Apropos furchteinflößend – oder eben nicht: Das Werk selbst hat zwei höchst unterschiedliche musikalische Gesichter mit ganz vielen Zwischenpositionen. „Parsifal“ lässt sich lesen als warmwohliges Gefühlsbad mit versprochenem Erlösungsglück. Oder als Todesmusik, die genau diese Ingredienzen des 19. Jahrhunderts bei der Gurgel packt, umbringt, damit eben diese wohlige Operntradition zum Schlusspunkt führt und beendet – und all die Revolutionen und Schrecken des 20. Jahrhunderts vorankündigt. 

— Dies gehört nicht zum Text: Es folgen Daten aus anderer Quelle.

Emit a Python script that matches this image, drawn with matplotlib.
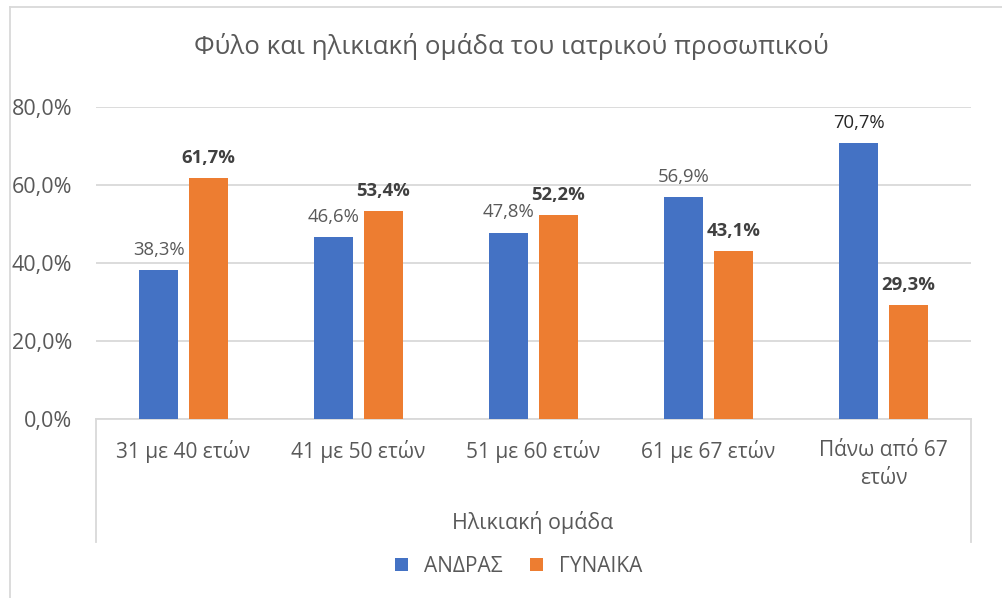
import numpy as np
import matplotlib
matplotlib.use("Agg")
import matplotlib.pyplot as plt
from matplotlib.lines import Line2D

plt.rcParams['font.family'] = ['Open Sans', 'DejaVu Sans']

categories = ['31 με 40 ετών', '41 με 50 ετών', '51 με 60 ετών', '61 με 67 ετών', 'Πάνω από 67\nετών']
men = [38.3, 46.6, 47.8, 56.9, 70.7]
women = [61.7, 53.4, 52.2, 43.1, 29.3]
men_bold = [False, False, False, False, False]
women_bold = [True, True, True, True, True]
series_names = ['ΑΝΔΡΑΣ', 'ΓΥΝΑΙΚΑ']
yticks = [0, 20, 40, 60, 80]

blue = '#4472C4'
orange = '#ED7D31'
grey_txt = '#595959'
grid_col = '#D9D9D9'

fig = plt.figure(figsize=(10.02, 5.98), dpi=100)
ax = fig.add_axes([96/1002, 1-419/598, (971-96)/1002, (419-107)/598])

x = np.arange(len(categories))
w = 0.223
off = 0.142
b1 = ax.bar(x - off, men, w, color=blue, label=series_names[0], zorder=3)
b2 = ax.bar(x + off, women, w, color=orange, label=series_names[1], zorder=3)

for rects, vals, bolds, last_dark in [(b1, men, men_bold, True), (b2, women, women_bold, False)]:
    for i, (r, v, bd) in enumerate(zip(rects, vals, bolds)):
        col = grey_txt
        if last_dark and i == len(vals) - 1:
            col = '#262626'
        if bd:
            col = '#404040'
        ax.annotate(f'{v:.1f}%'.replace('.', ','), (r.get_x() + r.get_width()/2, v),
                    xytext=(0, 8), textcoords='offset points', ha='center', va='bottom',
                    fontsize=13.3, color=col, fontweight='bold' if bd else 'normal')

ax.set_xlim(-0.5, len(categories) - 0.5)
ax.set_ylim(0, 80)
ax.set_yticks(yticks)
ax.set_yticklabels([f'{t:.1f}%'.replace('.', ',') for t in yticks])
ax.set_xticks(x)
ax.set_xticklabels(categories, linespacing=1.45)
ax.tick_params(axis='y', length=0, labelsize=15.5, labelcolor=grey_txt, pad=17)
ax.tick_params(axis='x', length=0, labelsize=15, labelcolor=grey_txt, pad=15)
ax.grid(axis='y', color=grid_col, linewidth=1.3, zorder=0)
for s in ['top', 'right', 'left']:
    ax.spines[s].set_visible(False)
ax.spines['bottom'].set_color(grid_col)
ax.spines['bottom'].set_linewidth(1.3)

# category box lines
hb = (542 - 419) / (419 - 107)
for xa in [0, 1]:
    ax.add_line(Line2D([xa, xa], [0, -hb], transform=ax.transAxes, color=grid_col,
                       linewidth=1.3, clip_on=False))

fig.text(533/1002, 1 - 523/598, 'Ηλικιακή ομάδα', ha='center', va='center',
         fontsize=15.4, color=grey_txt)
fig.text(511/1002, 1 - 47/598, 'Φύλο και ηλικιακή ομάδα του ιατρικού προσωπικού',
         ha='center', va='center', fontsize=18.6, color=grey_txt)

leg = fig.legend(loc='center', bbox_to_anchor=(519/1002, 1 - 566/598), ncol=2,
                 frameon=False, fontsize=15, handlelength=0.6, handleheight=0.6,
                 handletextpad=0.8, columnspacing=1.3)
for t in leg.get_texts():
    t.set_color(grey_txt)

# outer chart border
fig.add_artist(Line2D([10/1002, 10/1002], [0, 1 - 7/598], color=grid_col, linewidth=1.3))
fig.add_artist(Line2D([10/1002, 1], [1 - 7/598, 1 - 7/598], color=grid_col, linewidth=1.3))

fig.savefig('out.png', dpi=100)
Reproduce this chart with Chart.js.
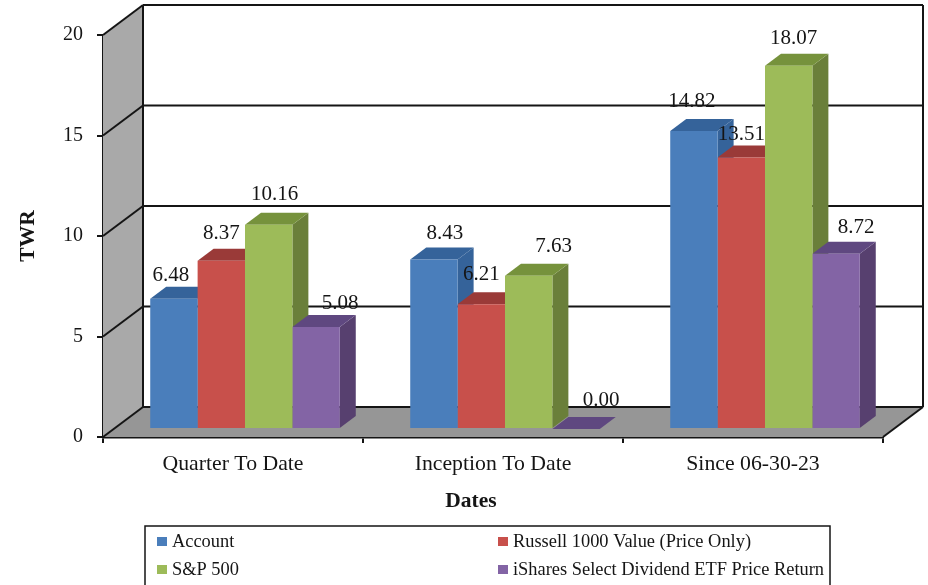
<!DOCTYPE html>
<html>
<head>
<meta charset="utf-8">
<style>
  html, body { margin: 0; padding: 0; background: #fff; overflow: hidden; }
  canvas { display: block; }
</style>
<script src="https://cdn.jsdelivr.net/npm/chart.js@4"></script>
</head>
<body>
<canvas id="twrChart" width="928" height="585"></canvas>
<script>
var periods = ["Quarter To Date", "Inception To Date", "Since 06-30-23"];
var account = [6.48, 8.43, 14.82];
var russell = [8.37, 6.21, 13.51];
var sp500 = [10.16, 7.63, 18.07];
var ishares = [5.08, 0.00, 8.72];
var yTicks = [0, 5, 10, 15, 20];

var seriesNames = ["Account", "Russell 1000 Value (Price Only)", "S&P 500", "iShares Select Dividend ETF Price Return"];
var frontColors = ["#4a7ebb", "#c8504b", "#9dbb59", "#8364a5"];
var sideColors = ["#35639a", "#953735", "#6a7f3a", "#57406f"];
var topColors = ["#35639a", "#9a3a38", "#76923c", "#5f4880"];

// nudges of each value label from the top centre of its bar, per series
var labelDx = [[-3, 11, -2], [0, 0, 0], [6, 25, 5], [24, 25, 20]];
var labelDy = [[-23, -26, -30], [-27, -30, -23], [-30, -29, -27], [-23, -29, -26]];

var SERIF = "'Liberation Serif', 'Times New Roman', serif";
var INK = "#151515";

// depth of the box and of the bars, in pixels
var WALL_DX = 40, WALL_DY = -30;
var BAR_DX = 12, BAR_DY = -8;
var SIDE_DX = 16, SIDE_DY = -12;

function poly(ctx, pts, fill) {
  ctx.beginPath();
  ctx.moveTo(pts[0][0], pts[0][1]);
  for (var i = 1; i < pts.length; i++) ctx.lineTo(pts[i][0], pts[i][1]);
  ctx.closePath();
  if (fill) { ctx.fillStyle = fill; ctx.fill(); }
}

function segment(ctx, x1, y1, x2, y2) {
  ctx.beginPath();
  ctx.moveTo(x1, y1);
  ctx.lineTo(x2, y2);
  ctx.stroke();
}

// side wall, floor, grid lines and the bar depth faces, all behind the bar fronts
var boxPlugin = {
  id: "box3d",
  beforeDatasetsDraw: function(chart) {
    var ctx = chart.ctx, a = chart.chartArea, y = chart.scales.y;
    var bx = a.left + WALL_DX, bBottom = a.bottom + WALL_DY, bTop = a.top + WALL_DY, bRight = a.right + WALL_DX;
    ctx.save();
    poly(ctx, [[a.left, a.top], [bx, bTop], [bx, bBottom], [a.left, a.bottom]], "#a9a9a9");
    poly(ctx, [[a.left, a.bottom], [bx, bBottom], [bRight, bBottom], [a.right, a.bottom]], "#969696");
    ctx.strokeStyle = INK;
    ctx.lineWidth = 2;
    yTicks.forEach(function(v) {
      var py = y.getPixelForValue(v);
      segment(ctx, a.left, py, bx, py + WALL_DY);
      segment(ctx, bx, py + WALL_DY, bRight, py + WALL_DY);
    });
    segment(ctx, bx, bTop, bx, bBottom);
    segment(ctx, bRight, bTop, bRight, bBottom);
    segment(ctx, a.right, a.bottom, bRight, bBottom);

    ctx.translate(BAR_DX, BAR_DY);
    chart.data.datasets.forEach(function(ds, i) {
      chart.getDatasetMeta(i).data.forEach(function(el) {
        var l = el.x - el.width / 2, r = el.x + el.width / 2;
        poly(ctx, [[r, el.y], [r + SIDE_DX, el.y + SIDE_DY], [r + SIDE_DX, el.base + SIDE_DY], [r, el.base]], sideColors[i]);
        poly(ctx, [[l, el.y], [l + SIDE_DX, el.y + SIDE_DY], [r + SIDE_DX, el.y + SIDE_DY], [r, el.y]], topColors[i]);
      });
    });
    ctx.restore();
  },
  // the fronts share the same shift into the box
  beforeDatasetDraw: function(chart) {
    chart.ctx.save();
    chart.ctx.translate(BAR_DX, BAR_DY);
  },
  afterDatasetDraw: function(chart) {
    chart.ctx.restore();
  },
  afterDatasetsDraw: function(chart) {
    var ctx = chart.ctx;
    ctx.save();
    ctx.fillStyle = INK;
    ctx.textAlign = "center";
    ctx.textBaseline = "middle";
    ctx.font = "21px " + SERIF;
    chart.data.datasets.forEach(function(ds, i) {
      chart.getDatasetMeta(i).data.forEach(function(el, j) {
        ctx.fillText(ds.data[j].toFixed(2), el.x + BAR_DX + labelDx[i][j], el.y + BAR_DY + labelDy[i][j]);
      });
    });

    // x axis title sits left of the plot centre
    ctx.font = "bold 21.5px " + SERIF;
    ctx.fillText("Dates", 471, 501);

    // two-column legend box, cut off by the bottom edge
    ctx.strokeStyle = INK;
    ctx.lineWidth = 1.5;
    ctx.strokeRect(145, 526, 685, 70);
    ctx.font = "18.4px " + SERIF;
    ctx.textAlign = "left";
    var colX = [157, 498], rowY = [542, 570];
    seriesNames.forEach(function(name, i) {
      var x = colX[i % 2], py = rowY[i < 2 ? 0 : 1];
      ctx.fillStyle = frontColors[i];
      ctx.fillRect(x, py - 5, 10, 9);
      ctx.fillStyle = INK;
      ctx.fillText(name, x + 15, py);
    });
    ctx.restore();
  }
};

var ctx = document.getElementById("twrChart").getContext("2d");
var datasets = [account, russell, sp500, ishares].map(function(values, i) {
  return {
    label: seriesNames[i],
    data: values,
    backgroundColor: frontColors[i],
    borderWidth: 0,
    clip: false
  };
});

var myChart = new Chart(ctx, {
  type: "bar",
  data: { labels: periods, datasets: datasets },
  plugins: [boxPlugin],
  options: {
    responsive: false,
    animation: false,
    layout: { padding: { top: 35, right: 45, left: 0, bottom: 0 } },
    categoryPercentage: 0.729,
    barPercentage: 1,
    plugins: {
      legend: { display: false },
      tooltip: { enabled: false }
    },
    scales: {
      x: {
        afterFit: function(s) { s.height = 148; },
        grid: { drawOnChartArea: false, tickLength: 6, color: INK, lineWidth: 2 },
        border: { color: INK, width: 2.5 },
        ticks: { color: INK, font: { family: SERIF, size: 21.75 }, padding: 8, maxRotation: 0 }
      },
      y: {
        min: 0,
        max: 20,
        afterFit: function(s) { s.width = 103; },
        afterBuildTicks: function(s) {
          s.ticks = yTicks.map(function(v) { return { value: v }; });
        },
        grid: { drawOnChartArea: false, tickLength: 6, color: INK, lineWidth: 2 },
        border: { color: INK, width: 2 },
        title: {
          display: true,
          text: "TWR",
          color: INK,
          font: { family: SERIF, size: 21.5, weight: "bold" },
          padding: { top: 16, bottom: 0 }
        },
        ticks: { color: INK, font: { family: SERIF, size: 20 }, padding: 14 }
      }
    }
  }
});
</script>
</body>
</html>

Zweiteres Gesicht würde hervorragend zum Bühnengeschehen passen, Dirigent Alexander Soddy aber widmet sich dem ersteren. Sein „Parsifal“ streicht die Gefängnisfassade schön an, fühlt sich in den triumphalen Momenten, im Schönklang des Karfreitagszaubers und  im Hardrock der zweiten Verwandlungsmusik zu Hause – und erhielt dafür viel Zuspruch des Pubikums. Das revolutionäre Potenzial der Musik, der kalte Blick Wagners auf die Mechanismen der Verführung und die Wucht dieses musikhistorischen Abgesangs aber bleiben ungeborgen.